Another story: A few years back, we turned off our gas-fired hot water heater. Let me be perfectly honest: This was no great hardship – we have solar collectors and a rather ineffectual loop through the wood cookstove – but it still means there are large swathes of time when we do not have hot water at the tap. Want to do dishes? Do ‘em in cold water, or heat some on the stovetop. Want a bath? Heat in on the stovetop (but mind the step!). And so on. As with the installation of the wood cookstove, I remember being a little nervous about extinguishing the pilot light in the water heater. As with the wood cookstove, I hardly remember that we ever had it differently, and now we burn only a couple dozen gallons of propane each year to fire the gas range we ripped out of the kitchen and stuck on the porch for use in the summer months. Honestly, I can’t say I’m more happy now that we don’t use our propane water heater, but I do experience a smallish delight in knowing how well we can live without it.

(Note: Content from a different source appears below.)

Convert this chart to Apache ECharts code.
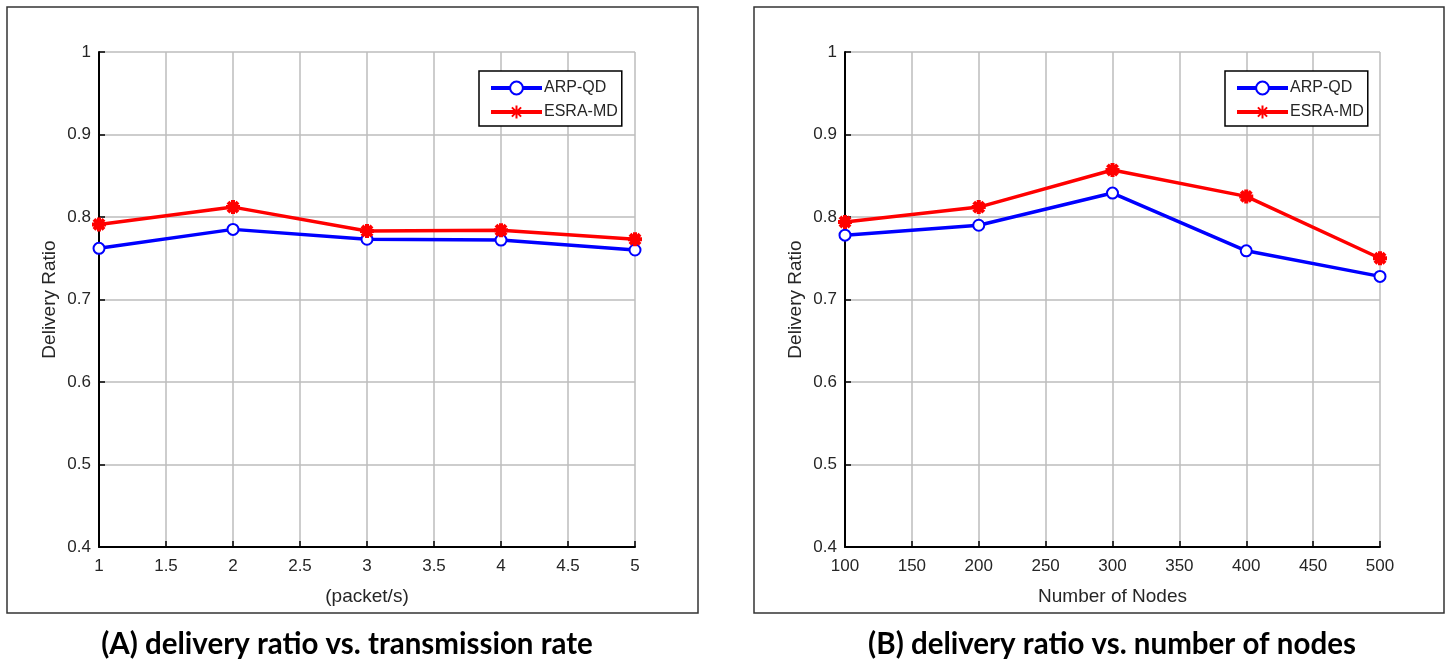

What’s my point? Actually, I think I have something like a half dozen points, though I may not get to them all. The first is that convenience (or the lack thereof) is almost 100% relative and almost 100% unrelated to happiness. When we lived without any plumbing at all, which we did for years while saving for this land, we thought running cold water would be the pinnacle of convenience (we didn’t even dare dream of hot water at the tap, lest we anger the gods with our greed). Funny thing is, we weren’t any less happy then than we are now.
Point number two: In far too many cases, without us even knowing it is happening to us, convenience sucks the simple pleasures out of our lives. I’m thinking of my boys wrestling in those piles of leaves I inconveniently raked in order to inconveniently store the carrots we inconveniently grew. I’m thinking of this morning, as I sat by the cookstove fire, writing the first half of this post and waiting for my coffee to perc. I’m thinking of splitting wood, the way my body feels after a day with the maul. I’m thinking of how that beef jerky is going to taste, I can smell it now from my office; Penny must have spread it across the drying racks. It’ll be ready by tomorrow morning, I bet. I’m thinking that Erik’s going to be here for lunch and we’ll eat venison stew from a deer my son and I hoisted into the back of our Subaru and butchered on our kitchen counter. Even at the time, I remember feeling a little put out by the inconvenience of it all: I’d had other plans for the day. But now I don’t remember what they were.
Point number three: I’m thinking that appeals to our desire for convenience are actually nothing more than sleights-of-hand intended to further ensnare us in the sticky web of consumption. And in doing so, furthermore erode our ability to care for our communities and ourselves. For what skills do these conveniences require? Only the skills necessary to maintain the jobs necessary to pay for them. To plug them in, to rip open the packaging with our bare teeth, one hand still on the wheel, weaving in and out of traffic, perhaps recalling that once upon a time we actually had to eat from a bowl, and oh! How wonderful it is to have been freed of that burden.